BEGIN RECORDS SHOWN

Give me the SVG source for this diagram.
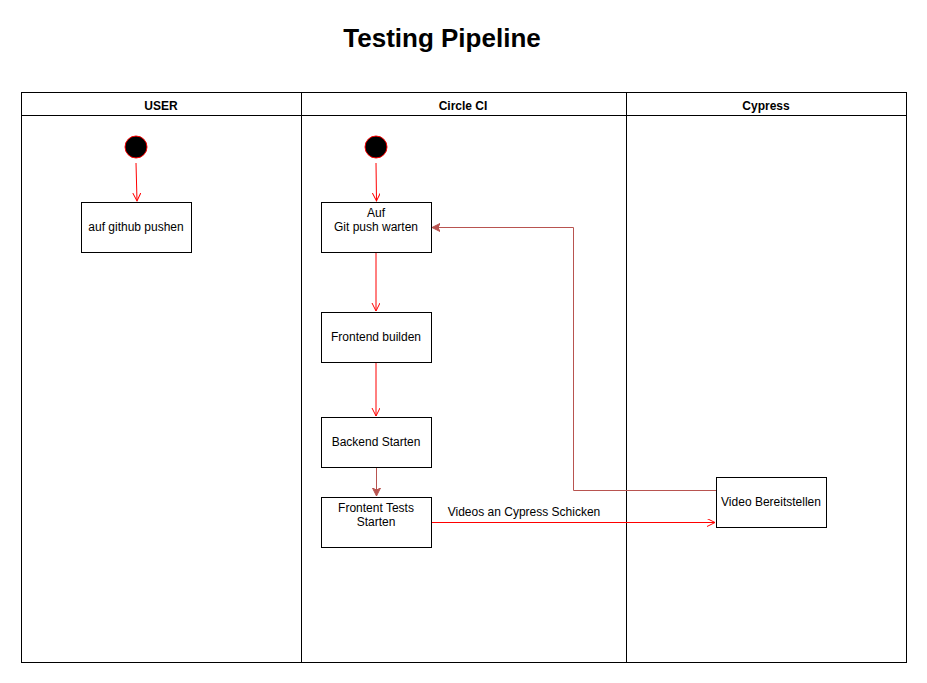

END RECORDS SHOWN
BEGIN RECORDS SHOWN

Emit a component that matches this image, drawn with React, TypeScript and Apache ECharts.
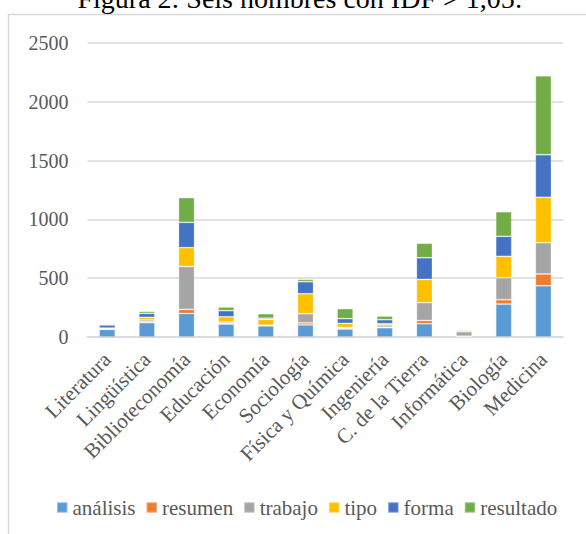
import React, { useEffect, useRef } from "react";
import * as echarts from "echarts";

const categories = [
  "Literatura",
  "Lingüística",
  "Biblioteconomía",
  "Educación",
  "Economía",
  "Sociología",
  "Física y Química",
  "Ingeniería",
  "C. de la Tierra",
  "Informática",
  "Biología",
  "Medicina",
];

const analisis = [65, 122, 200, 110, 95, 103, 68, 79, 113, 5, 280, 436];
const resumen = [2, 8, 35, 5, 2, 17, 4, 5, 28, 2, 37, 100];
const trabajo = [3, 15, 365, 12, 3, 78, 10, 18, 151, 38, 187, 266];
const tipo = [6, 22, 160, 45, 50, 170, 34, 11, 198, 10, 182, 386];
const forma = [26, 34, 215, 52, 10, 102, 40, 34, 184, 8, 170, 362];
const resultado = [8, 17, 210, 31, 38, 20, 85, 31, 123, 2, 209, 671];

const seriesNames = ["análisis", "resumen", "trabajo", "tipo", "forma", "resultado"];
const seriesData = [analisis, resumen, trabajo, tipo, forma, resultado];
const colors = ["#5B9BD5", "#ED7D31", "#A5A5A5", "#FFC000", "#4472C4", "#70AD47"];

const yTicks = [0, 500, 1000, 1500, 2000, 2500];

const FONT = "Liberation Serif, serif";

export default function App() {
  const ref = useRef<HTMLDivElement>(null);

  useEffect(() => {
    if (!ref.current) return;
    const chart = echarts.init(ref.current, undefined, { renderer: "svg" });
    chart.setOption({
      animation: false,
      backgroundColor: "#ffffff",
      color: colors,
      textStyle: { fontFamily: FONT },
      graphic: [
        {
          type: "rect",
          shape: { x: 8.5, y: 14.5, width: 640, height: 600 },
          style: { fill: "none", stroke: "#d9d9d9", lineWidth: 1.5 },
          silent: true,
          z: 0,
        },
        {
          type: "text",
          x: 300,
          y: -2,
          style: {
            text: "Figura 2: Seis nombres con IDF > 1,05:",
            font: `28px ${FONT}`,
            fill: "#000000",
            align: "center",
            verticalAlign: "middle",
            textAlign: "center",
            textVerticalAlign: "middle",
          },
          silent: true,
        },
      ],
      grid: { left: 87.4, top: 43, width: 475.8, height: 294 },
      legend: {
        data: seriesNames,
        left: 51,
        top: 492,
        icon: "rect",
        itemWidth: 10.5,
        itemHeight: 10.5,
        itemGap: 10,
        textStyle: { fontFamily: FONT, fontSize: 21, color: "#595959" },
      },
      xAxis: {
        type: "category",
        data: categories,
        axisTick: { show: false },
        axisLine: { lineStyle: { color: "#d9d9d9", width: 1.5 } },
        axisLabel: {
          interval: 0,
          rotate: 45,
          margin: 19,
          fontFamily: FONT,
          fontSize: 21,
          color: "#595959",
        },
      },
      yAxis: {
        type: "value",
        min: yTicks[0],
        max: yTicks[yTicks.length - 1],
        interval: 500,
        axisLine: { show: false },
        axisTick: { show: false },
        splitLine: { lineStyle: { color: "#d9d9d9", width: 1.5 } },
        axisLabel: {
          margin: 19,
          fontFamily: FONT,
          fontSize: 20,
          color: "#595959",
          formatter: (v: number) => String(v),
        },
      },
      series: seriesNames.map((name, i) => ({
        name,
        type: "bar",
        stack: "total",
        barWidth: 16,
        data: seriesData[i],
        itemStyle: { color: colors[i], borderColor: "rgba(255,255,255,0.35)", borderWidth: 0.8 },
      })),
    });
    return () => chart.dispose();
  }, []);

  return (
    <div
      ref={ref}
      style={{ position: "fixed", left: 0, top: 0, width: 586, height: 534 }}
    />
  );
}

END RECORDS SHOWN
BEGIN RECORDS SHOWN

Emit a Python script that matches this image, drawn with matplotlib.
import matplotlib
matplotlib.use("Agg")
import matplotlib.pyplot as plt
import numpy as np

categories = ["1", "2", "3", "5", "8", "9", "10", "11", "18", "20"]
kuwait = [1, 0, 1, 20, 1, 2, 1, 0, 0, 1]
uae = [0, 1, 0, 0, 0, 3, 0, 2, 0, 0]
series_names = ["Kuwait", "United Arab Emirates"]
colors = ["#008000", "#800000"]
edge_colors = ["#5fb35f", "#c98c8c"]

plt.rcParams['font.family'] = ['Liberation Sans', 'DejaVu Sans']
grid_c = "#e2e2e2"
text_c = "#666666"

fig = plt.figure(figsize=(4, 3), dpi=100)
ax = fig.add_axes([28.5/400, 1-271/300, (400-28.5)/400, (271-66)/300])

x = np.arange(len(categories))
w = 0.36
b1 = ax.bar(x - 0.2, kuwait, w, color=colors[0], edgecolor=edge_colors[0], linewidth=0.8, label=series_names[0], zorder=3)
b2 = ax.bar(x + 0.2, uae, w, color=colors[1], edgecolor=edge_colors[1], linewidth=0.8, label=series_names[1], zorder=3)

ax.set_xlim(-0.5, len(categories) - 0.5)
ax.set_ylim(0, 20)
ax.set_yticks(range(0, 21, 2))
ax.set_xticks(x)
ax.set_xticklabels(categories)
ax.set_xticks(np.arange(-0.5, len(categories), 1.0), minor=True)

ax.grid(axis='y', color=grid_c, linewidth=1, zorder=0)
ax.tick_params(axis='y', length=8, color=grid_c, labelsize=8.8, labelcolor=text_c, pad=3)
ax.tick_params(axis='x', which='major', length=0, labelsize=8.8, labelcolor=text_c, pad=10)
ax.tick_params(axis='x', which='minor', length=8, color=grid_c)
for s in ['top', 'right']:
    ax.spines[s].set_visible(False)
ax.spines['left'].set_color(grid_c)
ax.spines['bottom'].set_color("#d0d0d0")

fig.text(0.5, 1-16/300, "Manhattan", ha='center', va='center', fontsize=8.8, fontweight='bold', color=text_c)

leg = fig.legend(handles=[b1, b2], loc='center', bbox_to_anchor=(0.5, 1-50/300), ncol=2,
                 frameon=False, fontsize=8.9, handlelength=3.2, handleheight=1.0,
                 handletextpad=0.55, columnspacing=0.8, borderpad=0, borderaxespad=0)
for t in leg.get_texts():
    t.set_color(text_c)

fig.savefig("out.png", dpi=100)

END RECORDS SHOWN

▸ **GOAL**: Take the lines from the one holding "Emit a component" to the one holding "const ref = useRef<HTMLDivElement>(null);", both lines included, and give them again exactly, with no pictures.

▸ **SOLUTION TO THIS TASK**:
Emit a component that matches this image, drawn with React, TypeScript and Apache ECharts.
import React, { useEffect, useRef } from "react";
import * as echarts from "echarts";

const categories = [
  "Literatura",
  "Lingüística",
  "Biblioteconomía",
  "Educación",
  "Economía",
  "Sociología",
  "Física y Química",
  "Ingeniería",
  "C. de la Tierra",
  "Informática",
  "Biología",
  "Medicina",
];

const analisis = [65, 122, 200, 110, 95, 103, 68, 79, 113, 5, 280, 436];
const resumen = [2, 8, 35, 5, 2, 17, 4, 5, 28, 2, 37, 100];
const trabajo = [3, 15, 365, 12, 3, 78, 10, 18, 151, 38, 187, 266];
const tipo = [6, 22, 160, 45, 50, 170, 34, 11, 198, 10, 182, 386];
const forma = [26, 34, 215, 52, 10, 102, 40, 34, 184, 8, 170, 362];
const resultado = [8, 17, 210, 31, 38, 20, 85, 31, 123, 2, 209, 671];

const seriesNames = ["análisis", "resumen", "trabajo", "tipo", "forma", "resultado"];
const seriesData = [analisis, resumen, trabajo, tipo, forma, resultado];
const colors = ["#5B9BD5", "#ED7D31", "#A5A5A5", "#FFC000", "#4472C4", "#70AD47"];

const yTicks = [0, 500, 1000, 1500, 2000, 2500];

const FONT = "Liberation Serif, serif";

export default function App() {
  const ref = useRef<HTMLDivElement>(null);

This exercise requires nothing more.